* Written instruction: Retype only the lines from the one containing "Write the seaborn" through the one containing "ax.get_legend().remove()", both included, word for word. Pictures stay out of the copy.

* Stored rows:
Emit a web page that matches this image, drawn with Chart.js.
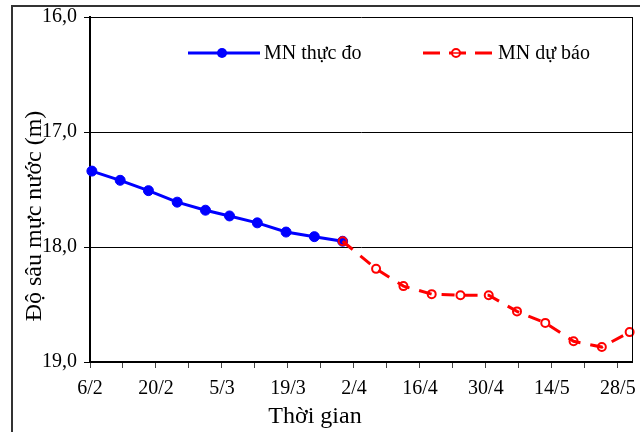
<!DOCTYPE html>
<html>
<head>
<meta charset="utf-8">
<script src="https://cdn.jsdelivr.net/npm/chart.js@4.4.1/dist/chart.umd.min.js"></script>
<style>
    body { margin: 0; background: #fff; overflow: hidden; }
    #wrap { position: relative; width: 640px; height: 432px; }
    #frame {
        position: absolute; left: 11px; top: 5px; width: 700px; height: 500px;
        border-left: 2px solid #333; border-top: 2px solid #333; pointer-events: none;
    }
</style>
</head>
<body>
<div id="wrap">
    <canvas id="chart" width="640" height="432"></canvas>
    <div id="frame"></div>
</div>
<script>
    // ngày tính từ 6/2 (năm nhuận)
    var obsDays = [0.4, 6.4, 12.4, 18.5, 24.5, 29.6, 35.5, 41.6, 47.6, 53.6];
    var obsDepth = [17.34, 17.42, 17.51, 17.61, 17.68, 17.73, 17.79, 17.87, 17.91, 17.95];

    var fcDays = [53.6, 60.7, 66.5, 72.5, 78.6, 84.6, 90.6, 96.6, 102.6, 108.6, 114.5];
    var fcDepth = [17.95, 18.19, 18.34, 18.41, 18.42, 18.42, 18.56, 18.66, 18.82, 18.87, 18.74];

    var tickLabels = ["6/2", "20/2", "5/3", "19/3", "2/4", "16/4", "30/4", "14/5", "28/5"];

    var obsName = "MN thực đo";
    var fcName = "MN dự báo";
    var yTitle = "Độ sâu mực nước (m)";
    var xTitle = "Thời gian";

    var FONT = "'Liberation Serif', 'Times New Roman', serif";

    function toPoints(days, vals) {
        return days.map((d, i) => ({ x: d, y: vals[i] }));
    }

    // khung, chú thích và tên trục
    var extras = {
        id: "extras",
        afterDraw: function (chart) {
            var ctx = chart.ctx;
            var a = chart.chartArea;
            ctx.save();
            // khung bên phải
            ctx.strokeStyle = "#000";
            ctx.lineWidth = 1;
            ctx.beginPath();
            ctx.moveTo(a.right + 0.5, a.top);
            ctx.lineTo(a.right + 0.5, a.bottom);
            ctx.stroke();

            // chú thích
            var ly = 53;
            ctx.lineWidth = 3;
            ctx.strokeStyle = "#0000ff";
            ctx.beginPath();
            ctx.moveTo(188, ly);
            ctx.lineTo(260, ly);
            ctx.stroke();
            ctx.fillStyle = "#0000ff";
            ctx.beginPath();
            ctx.arc(222, ly, 5, 0, Math.PI * 2);
            ctx.fill();

            ctx.strokeStyle = "#ff0000";
            ctx.setLineDash([17, 9]);
            ctx.beginPath();
            ctx.moveTo(423, ly);
            ctx.lineTo(493, ly);
            ctx.stroke();
            ctx.setLineDash([]);
            ctx.lineWidth = 2;
            ctx.fillStyle = "#fff";
            ctx.beginPath();
            ctx.arc(456, ly, 4, 0, Math.PI * 2);
            ctx.fill();
            ctx.stroke();
            ctx.lineWidth = 1.5;
            ctx.beginPath();
            ctx.moveTo(452, ly);
            ctx.lineTo(460, ly);
            ctx.stroke();

            ctx.fillStyle = "#000";
            ctx.font = "20px " + FONT;
            ctx.textBaseline = "middle";
            ctx.textAlign = "left";
            ctx.fillText(obsName, 264, ly + 1);
            ctx.fillText(fcName, 498, ly + 1);

            // tên trục
            ctx.font = "24px " + FONT;
            ctx.textAlign = "center";
            ctx.textBaseline = "alphabetic";
            ctx.fillText(xTitle, 315, 423);
            ctx.translate(41, 216);
            ctx.rotate(-Math.PI / 2);
            ctx.fillText(yTitle, 0, 0);
            ctx.restore();
        }
    };

    var ctx = document.getElementById("chart").getContext("2d");
    new Chart(ctx, {
        type: "line",
        data: {
            datasets: [{
                label: fcName,
                data: toPoints(fcDays, fcDepth),
                order: 0,
                borderColor: "#ff0000",
                borderWidth: 3,
                borderDash: [13, 10],
                pointRadius: 4,
                pointBorderWidth: 2,
                pointBorderColor: "#ff0000",
                pointBackgroundColor: "rgba(0,0,0,0)",
                tension: 0,
                clip: false
            }, {
                label: obsName,
                data: toPoints(obsDays, obsDepth),
                order: 1,
                borderColor: "#0000ff",
                borderWidth: 3,
                pointRadius: 5,
                pointBorderWidth: 1,
                pointBorderColor: "#0000ff",
                pointBackgroundColor: "#0000ff",
                tension: 0,
                clip: false
            }]
        },
        options: {
            responsive: false,
            animation: false,
            layout: { padding: { left: 0, right: 8, top: 17, bottom: 0 } },
            plugins: {
                legend: { display: false },
                tooltip: { enabled: false }
            },
            scales: {
                x: {
                    type: "linear",
                    min: 0,
                    max: 115,
                    afterFit: function (s) {
                        s.height = 70;
                        s.paddingLeft = 0;
                        s.paddingRight = 0;
                    },
                    border: { color: "#000", width: 2 },
                    grid: { drawOnChartArea: false, tickLength: 6, tickColor: "#444" },
                    ticks: {
                        stepSize: 7,
                        includeBounds: false,
                        autoSkip: false,
                        maxRotation: 0,
                        padding: 9,
                        color: "#000",
                        font: { family: FONT, size: 20 },
                        callback: function (v) {
                            return v % 14 === 0 ? tickLabels[v / 14] : "";
                        }
                    }
                },
                y: {
                    min: 16,
                    max: 19,
                    reverse: true,
                    afterFit: function (s) {
                        s.width = 90;
                        s.paddingTop = 0;
                        s.paddingBottom = 0;
                    },
                    border: { color: "#000", width: 2 },
                    grid: { color: "#000", lineWidth: 1, tickLength: 6 },
                    ticks: {
                        stepSize: 1,
                        padding: 7,
                        color: "#000",
                        font: { family: FONT, size: 20 },
                        callback: function (v) { return v.toFixed(1).replace(".", ","); }
                    }
                }
            }
        },
        plugins: [extras]
    });
</script>
</body>
</html>
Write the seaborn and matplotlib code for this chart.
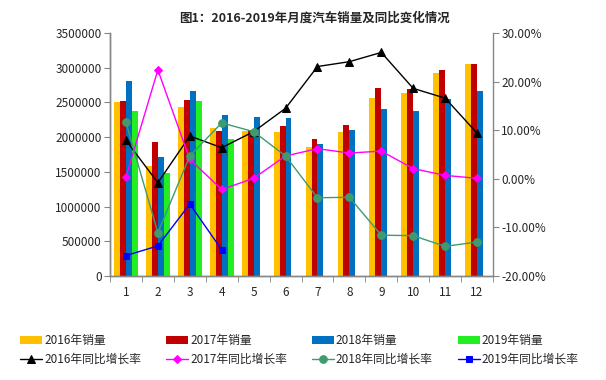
import matplotlib
matplotlib.use('Agg')
import matplotlib.pyplot as plt
import seaborn as sns
import pandas as pd
from matplotlib.ticker import FuncFormatter, FixedLocator

# 月份
months = [str(m) for m in range(1, 13)]

# 月度销量（辆）
sales_2016 = [2500000, 1580000, 2440000, 2130000, 2090000, 2070000, 1855000, 2070000, 2560000, 2640000, 2930000, 3060000]
sales_2017 = [2520000, 1937000, 2540000, 2090000, 2100000, 2160000, 1976000, 2180000, 2710000, 2690000, 2960000, 3060000]
sales_2018 = [2810000, 1720000, 2660000, 2320000, 2290000, 2270000, 1900000, 2105000, 2400000, 2380000, 2550000, 2660000]
sales_2019 = [2380000, 1480000, 2520000, 1976000]

# 同比增长率（%）
rate_2016 = [7.9, -0.8, 8.8, 6.4, 9.7, 14.5, 23.1, 24.1, 26.0, 18.6, 16.6, 9.4]
rate_2017 = [0.4, 22.4, 4.0, -2.2, 0.1, 4.7, 6.2, 5.3, 5.7, 2.1, 0.7, 0.1]
rate_2018 = [11.6, -11.1, 4.7, 11.5, 9.7, 4.7, -3.9, -3.8, -11.6, -11.7, -13.9, -13.0]
rate_2019 = [-15.8, -13.8, -5.2, -14.6]

years = ['2016', '2017', '2018', '2019']
bar_colors = ['#FFC000', '#C00000', '#0070C0', '#22EE22']
line_colors = ['#000000', '#FF00FF', '#3F9B6E', '#0000FF']
line_markers = ['^', 'D', 'o', 's']
marker_sizes = [6, 4, 5.5, 5]

rows = []
for yr, vals in zip(years, [sales_2016, sales_2017, sales_2018, sales_2019]):
    for m, v in zip(months, vals):
        rows.append({'month': m, 'year': yr, 'sales': v})
df = pd.DataFrame(rows)

sns.set_style('ticks')
plt.rcParams['font.family'] = ['Noto Sans CJK SC', 'DejaVu Sans']
plt.rcParams['axes.unicode_minus'] = False

fig = plt.figure(figsize=(6.06, 3.80), dpi=100)
ax = fig.add_axes([110 / 606, 1 - 276 / 380, (493 - 110) / 606, (276 - 33) / 380])

sns.barplot(data=df, x='month', y='sales', hue='year', order=months, hue_order=years,
            palette=bar_colors, saturation=1, width=0.74, linewidth=0, errorbar=None, ax=ax)
bar_handles, _ = ax.get_legend_handles_labels()
ax.get_legend().remove()

ax2 = ax.twinx()
rates = [rate_2016, rate_2017, rate_2018, rate_2019]
for yr, vals, c, mk, ms in zip(years, rates, line_colors, line_markers, marker_sizes):
    sns.lineplot(x=months[:len(vals)], y=vals, color=c, marker=mk, markersize=ms,
                 markeredgecolor=c, markerfacecolor=c, linewidth=1, sort=False,
                 label=f'{yr}年同比增长率', ax=ax2)
line_handles, _ = ax2.get_legend_handles_labels()
ax2.get_legend().remove()

ax.set_xlim(-0.5, 11.5)
ax.set_ylim(0, 3500000)
ax.set_yticks(range(0, 3500001, 500000))
ax.yaxis.set_major_formatter(FuncFormatter(lambda v, p: f'{int(v)}'))
ax2.set_ylim(-20, 30)
ax2.set_yticks(range(-20, 31, 10))
ax2.yaxis.set_major_formatter(FuncFormatter(lambda v, p: f'{v:.2f}%'))

ax.set_xlabel('')
ax.set_ylabel('')
ax2.set_ylabel('')
ax.xaxis.set_minor_locator(FixedLocator([i - 0.5 for i in range(13)]))
ax.tick_params(axis='x', which='major', length=0, pad=7, labelsize=8.5)
ax.tick_params(axis='x', which='minor', length=4, color='#868686')
ax.tick_params(axis='y', length=4, color='#868686', labelsize=8.5, pad=2)
ax2.tick_params(axis='y', length=4, color='#868686', labelsize=8.5, pad=2)

for a in (ax, ax2):
    a.spines['top'].set_visible(False)
    for s in ('left', 'right', 'bottom'):
        a.spines[s].set_color('#868686')
        a.spines[s].set_linewidth(1)
ax.spines['right'].set_visible(False)

fig.text(315 / 606, 1 - 18 / 380, '图1：2016-2019年月度汽车销量及同比变化情况',
         ha='center', va='center', fontsize=9, fontweight='bold')

handles, labels = [], []
for i, yr in enumerate(years):
    handles += [bar_handles[i], line_handles[i]]
    labels += [f'{yr}年销量', f'{yr}年同比增长率']
fig.legend(handles, labels, ncol=4, loc='center left', bbox_to_anchor=(20 / 606, 30 / 380),
           frameon=False, fontsize=8.5, handlelength=1.9, handletextpad=0.15,
           columnspacing=2.1, labelspacing=0.5, borderpad=0, borderaxespad=0)

fig.savefig('out.png', dpi=100)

* Task solution:
Write the seaborn and matplotlib code for this chart.
import matplotlib
matplotlib.use('Agg')
import matplotlib.pyplot as plt
import seaborn as sns
import pandas as pd
from matplotlib.ticker import FuncFormatter, FixedLocator

# 月份
months = [str(m) for m in range(1, 13)]

# 月度销量（辆）
sales_2016 = [2500000, 1580000, 2440000, 2130000, 2090000, 2070000, 1855000, 2070000, 2560000, 2640000, 2930000, 3060000]
sales_2017 = [2520000, 1937000, 2540000, 2090000, 2100000, 2160000, 1976000, 2180000, 2710000, 2690000, 2960000, 3060000]
sales_2018 = [2810000, 1720000, 2660000, 2320000, 2290000, 2270000, 1900000, 2105000, 2400000, 2380000, 2550000, 2660000]
sales_2019 = [2380000, 1480000, 2520000, 1976000]

# 同比增长率（%）
rate_2016 = [7.9, -0.8, 8.8, 6.4, 9.7, 14.5, 23.1, 24.1, 26.0, 18.6, 16.6, 9.4]
rate_2017 = [0.4, 22.4, 4.0, -2.2, 0.1, 4.7, 6.2, 5.3, 5.7, 2.1, 0.7, 0.1]
rate_2018 = [11.6, -11.1, 4.7, 11.5, 9.7, 4.7, -3.9, -3.8, -11.6, -11.7, -13.9, -13.0]
rate_2019 = [-15.8, -13.8, -5.2, -14.6]

years = ['2016', '2017', '2018', '2019']
bar_colors = ['#FFC000', '#C00000', '#0070C0', '#22EE22']
line_colors = ['#000000', '#FF00FF', '#3F9B6E', '#0000FF']
line_markers = ['^', 'D', 'o', 's']
marker_sizes = [6, 4, 5.5, 5]

rows = []
for yr, vals in zip(years, [sales_2016, sales_2017, sales_2018, sales_2019]):
    for m, v in zip(months, vals):
        rows.append({'month': m, 'year': yr, 'sales': v})
df = pd.DataFrame(rows)

sns.set_style('ticks')
plt.rcParams['font.family'] = ['Noto Sans CJK SC', 'DejaVu Sans']
plt.rcParams['axes.unicode_minus'] = False

fig = plt.figure(figsize=(6.06, 3.80), dpi=100)
ax = fig.add_axes([110 / 606, 1 - 276 / 380, (493 - 110) / 606, (276 - 33) / 380])

sns.barplot(data=df, x='month', y='sales', hue='year', order=months, hue_order=years,
            palette=bar_colors, saturation=1, width=0.74, linewidth=0, errorbar=None, ax=ax)
bar_handles, _ = ax.get_legend_handles_labels()
ax.get_legend().remove()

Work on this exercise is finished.